When can I start having sex again?
Chlamydia resolves within one to two weeks, in most cases. During that time, a patient should abstain from sexual intercourse. Basically, you should not have oral, vaginal, or anal sex until seven days after the treatment is over. The same applies to situations when your partner is treated for this STD; you can start having sex again seven days after their treatment is over.
Patients with Chlamydia should inform their sexual partners about their diagnosis so they can get tested as well. Don’t wait for the partner to complain about symptoms similar to Chlamydia. Bear in mind that in many cases, people experience no symptoms at all, but are still affected. By informing your sexual partners, they can get treated in a timely manner. Otherwise, the infection could be passed back and forth between you and the partner.
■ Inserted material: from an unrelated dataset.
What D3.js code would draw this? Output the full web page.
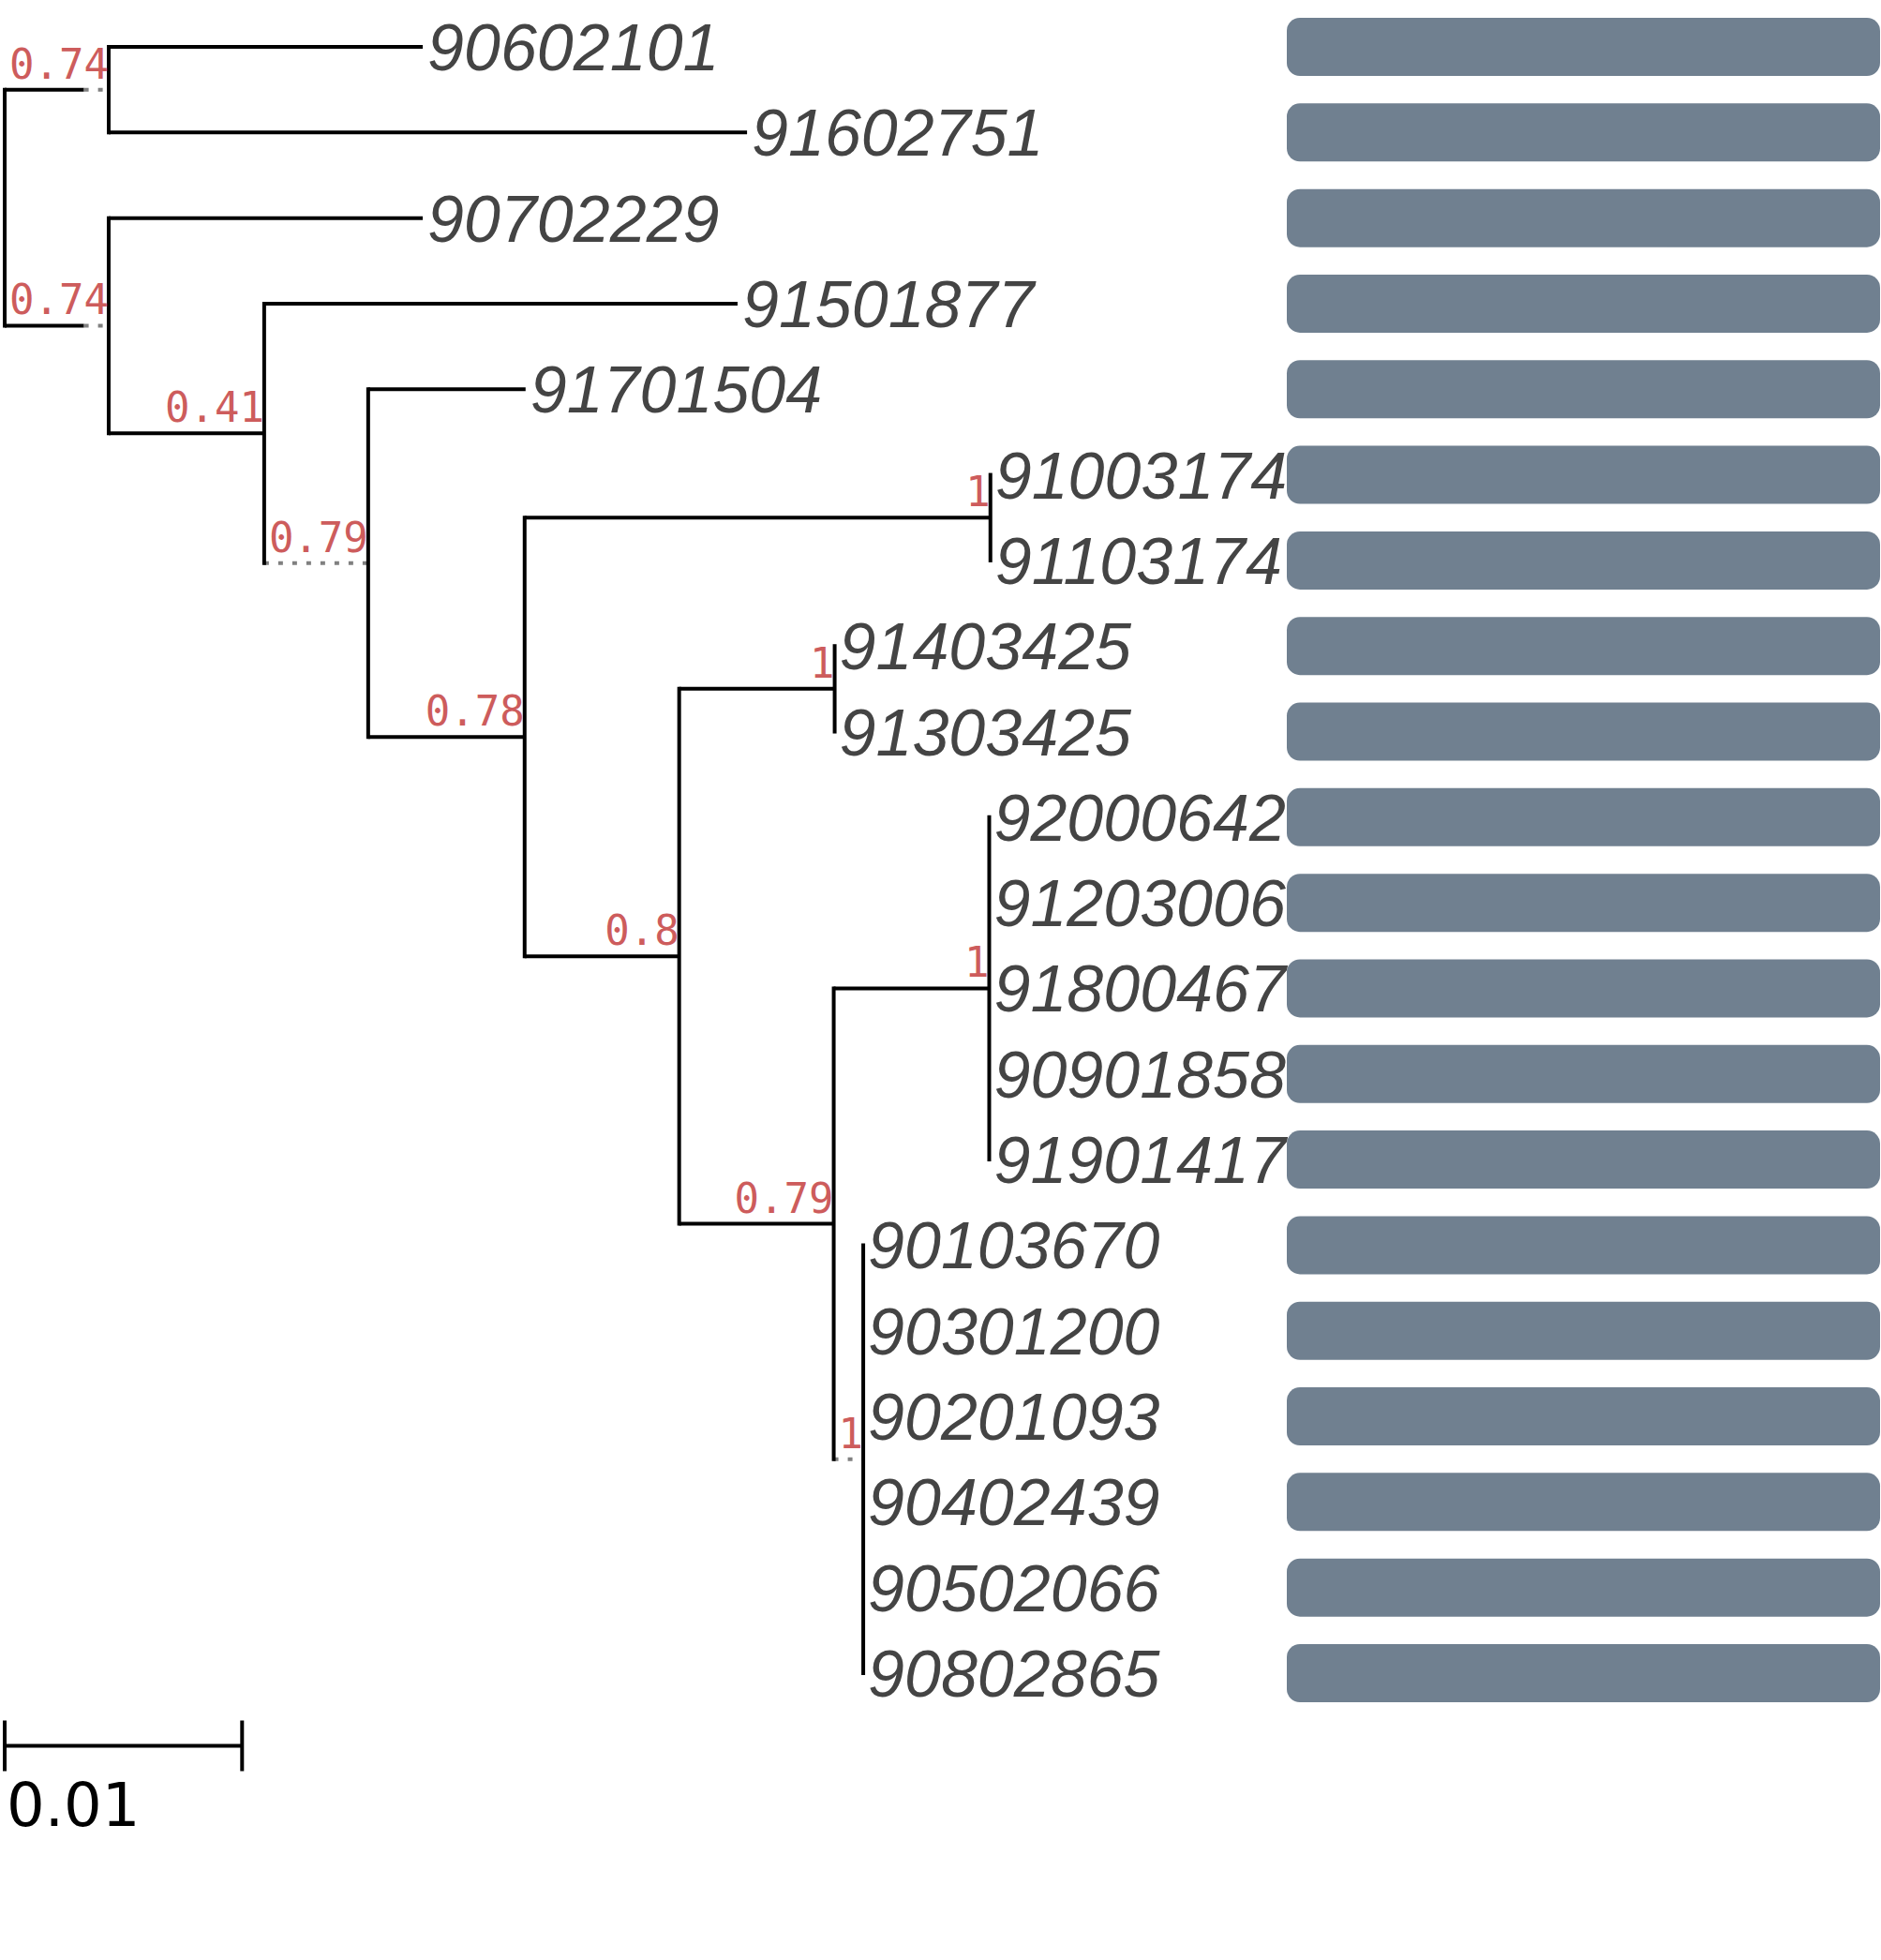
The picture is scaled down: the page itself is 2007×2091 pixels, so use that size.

Does Chlamydia treatment protect me from this STD in the future?
Chlamydia treatment destroys the bacteria that caused this STD and manages symptoms a patient experiences. The treatment does not prevent or protect you against developing Chlamydia in the future, nor is it intended to so. In order to protect yourself from Chlamydia, you should practice safe sex such as using condoms every time, avoiding having sex with multiple partners, and getting tested regularly.
Sexually active men and women should get tested for Chlamydia once a year or more often if they have multiple sex partners. Thanks to test kiting kits, it has become easier to get tested and determine whether you have Chlamydia or not. Home tests are accurate, easy to use, and provide much-needed privacy.
Chlamydia Is a Treatable STD
Remember, Chlamydia is a treatable STD, but in order to eliminate it, you need to get screened and receive a diagnosis. This way, you will be able to decrease the risk of complications and live your life, knowing you’re safe and healthy. Do not wait for symptoms to show up because, in many cases, they don’t. Get tested and urge your sex partners to do so as well.